En España enterramos muy bien. En cambio, en lo de cuidar a los vivos jamás obtenemos calificaciones tan altas. Nos cuesta bastante más y, por mucho empeño que se ponga, nunca se iguala a lo anterior. Lo decían con tino los abuelos: Dios nos libre del día de las alabanzas. En un país en el que hablar bien del vecino no se estila, cuando se acumulan los halagos es que la has espichado o te ha llegado la jubilación.
El refranero castellano tiene hueco para honrosas excepciones, también en esto de glosar en vida el buen trabajo de alguien. En tiempos en los que todo se graba y se transmite por el móvil el discurrir de la vida en un directo permanente, hemos visto despedidas de profesores aclamados por sus alumnos en un desfile interminable por todos los pasillos del centro en su último día en las aulas; nos hemos emocionado con adioses de mandos policiales cuyos subordinados les han preparado un homenaje sorpresa mientras un tío duro como una roca y con décadas de servicio rompe a llorar; y no hace mucho, en el barrio de Santa Cruz de Sevilla, unos chiquillos del colegio público San Isidoro aclamaron al quiosquero antes de echar para siempre el cierre de su establecimiento.

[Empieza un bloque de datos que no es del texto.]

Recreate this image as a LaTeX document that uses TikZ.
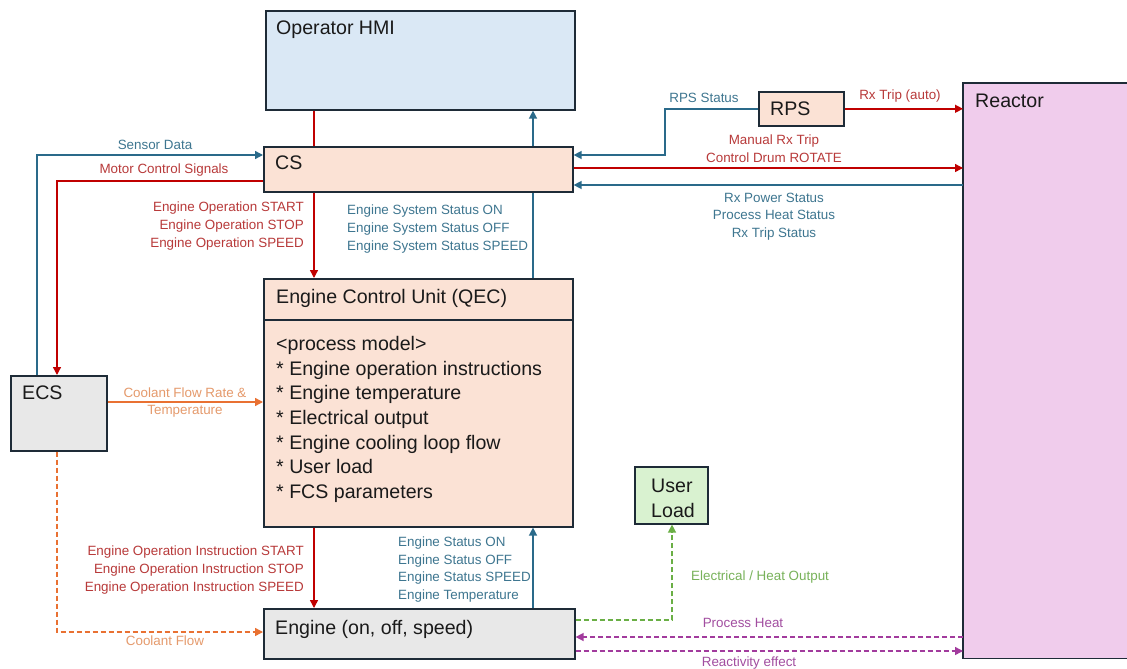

Conductores de autobús, enfermeras, barrenderos… En las redes sociales se han visto todo tipo de despedidas profesionales con muchas dosis de emotividad.
En el deporte, más aún en determinados clubes, no siempre se ha tenido especial sensibilidad para hacer las cosas bien cuando un jugador se iba a otro equipo o, directamente, colgaba las botas en el ocaso de su carrera. Que se lo digan a Raúl, cuyo homenaje en el Bernabéu le llegó con tres años de retraso. Sí lo tuvo en tiempo y forma en el Schalke 04, equipo alemán con una hinchada -y una directiva- agradecida que, en el último partido del delantero madrileño en el Veltins Arena, coreó su nombre y desplegó pancartas con mensajes como «Muchas gracias, señor Raúl». En el pódium de las despedidas emotivas está la de Maradona en la Bombonera, la de Guardiola en el Camp Nou o, más recientemente, la de Joaquín, el eterno capitán del Betis.
En el Real Madrid hay dos leyendas que se van esta temporada, una en el equipo de fútbol y otra en la sección de baloncesto, que -esta vez sí- han tenido el trato merecido. El día del último partido de Toni Kroos en el estadio del Real Madrid se me metió una mota en el ojo que no me he terminado de quitar. Y han pasado ya tres semanas del partido con el Betis. Qué llorera, señores míos, con esos niños tan rubios, tan guapos, tan normales... Con el agradecimiento mutuo sin límites y con el poder reconocer a tiempo lo que cada una de las dos partes ha entregado durante diez años, que tal y como van las cosas pueden parecer pocos, pero que la sabia perspectiva sabe dotar de la dimensión pertinente.
Esta semana ha llegado el adiós de un tipo que cambió para siempre la historia y el rumbo del Real Madrid de baloncesto. Uno de los máximos exponentes de una generación de oro que ha llevado este deporte en España a niveles inimaginables hace no tanto tiempo. Pocas veces una cancha de basket ha vivido un momento tan especial como el que disfrutamos el lunes en el Palacio de los Deportes de Madrid. Fueron más de diez minutos, cerca de veinte, o incluso más con toda la grada coreando el nombre de Rudy Fernández. Otra leyenda que, acompañado de su familia y a moco tendido, demostró la mundanidad que también esconden las estrellas del deporte. Parece que en España vamos aprendiendo ya a despedir a nuestros deportistas como se merecen.